I need to call EVP_PKEY_asn1_set_ctrl(EVP_PKEY_ASN1_METHOD *ameth, (*pkey_ctrl)) to some pkey_ctrl for ECC keys of mine ?
That pkey_ctrl is a int (*pkey_ctrl) (EVP_PKEY *pkey, int op, long arg1, void *arg2)) that implements the op ASN1_PKEY_CTRL_DEFAULT_MD_NID ?
And that pkey_ctrl()'s ASN1_PKEY_CTRL_DEFAULT_MD_NID looks up the hash for the provided pkey's ecc key from the tpm2data and returns it via *(int *)arg2 = NID_sha1 and then returns 1 or 2 (which one makes it mandatory ?) ?
Just wanted to confirm before running the wrong direction...
I confess I don't really know. What you suggest looks reasonable.
https://mta.openssl.org/pipermail/openssl-users/2018-November/009334.html pointed out that digest values are merely truncated if the curve uses fewer bits. Implement this alongside the ameth ctrl for maximum compatibility.
The truncation seems to be working, although shouldn't it be using EC_GROUP_order_bits() instead of hard-coding it for just a couple of curves? That's what I've submitted to the other engine, in https://groups.io/g/openssl-tpm2-engine/topic/patch_truncate_hashes_for/32999767
I suggested that OpenSSL should perhaps do the truncation for itself: https://github.com/openssl/openssl/pull/9680
Note that if OpenSSL does that, then our trick of making up a hash type for the TPM to ignore based on the digest size is going to start failing. Perhaps we should just always say SHA256 regardless of the hash being used? Why does the TPM care anyway?
The problem is within the TPM spec.
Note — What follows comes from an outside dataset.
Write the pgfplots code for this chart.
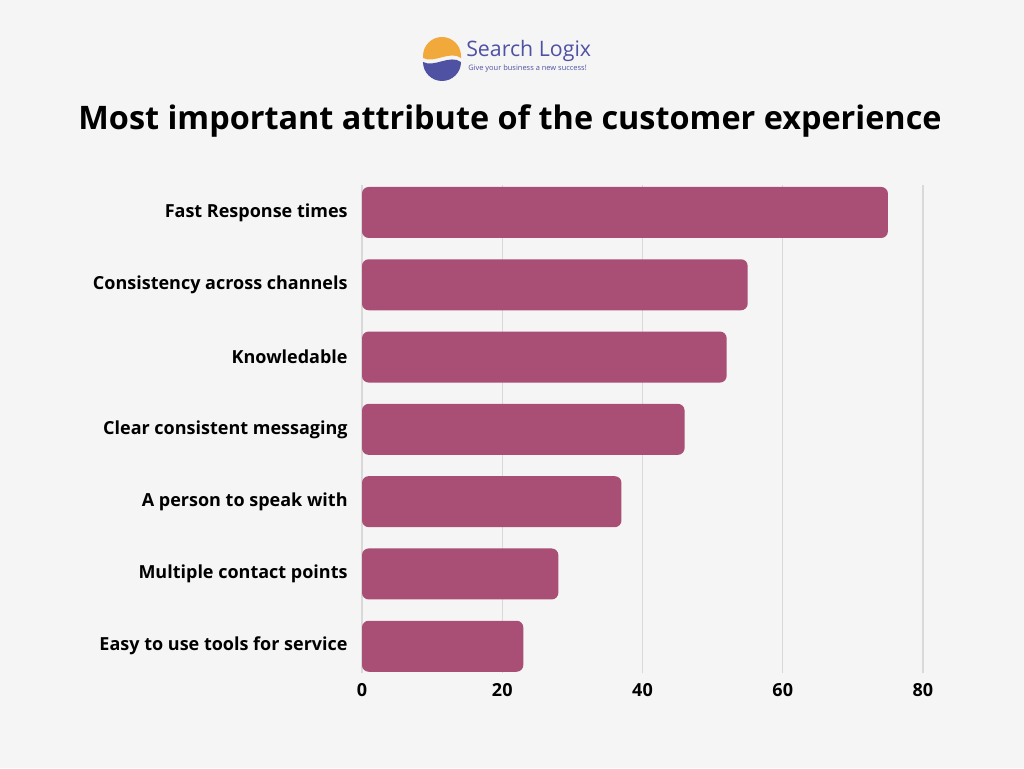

The max size for input buffers on the TPM command is restricted by the maximum hash size of TPM supported hash algorithms. Kind of weird, but whatever. Thus a "typical" TPM will not support 64 bytes input buffers since it hash no support for sha512, whilst a TPM simulator will support sha512 / 64 byte input buffers.
Would you mind sending a PR to here as well so it's not GPL tainted ? Thanks !
How does #139 look?
LGTM. Still need to ameth for RSA though, so leaving this open.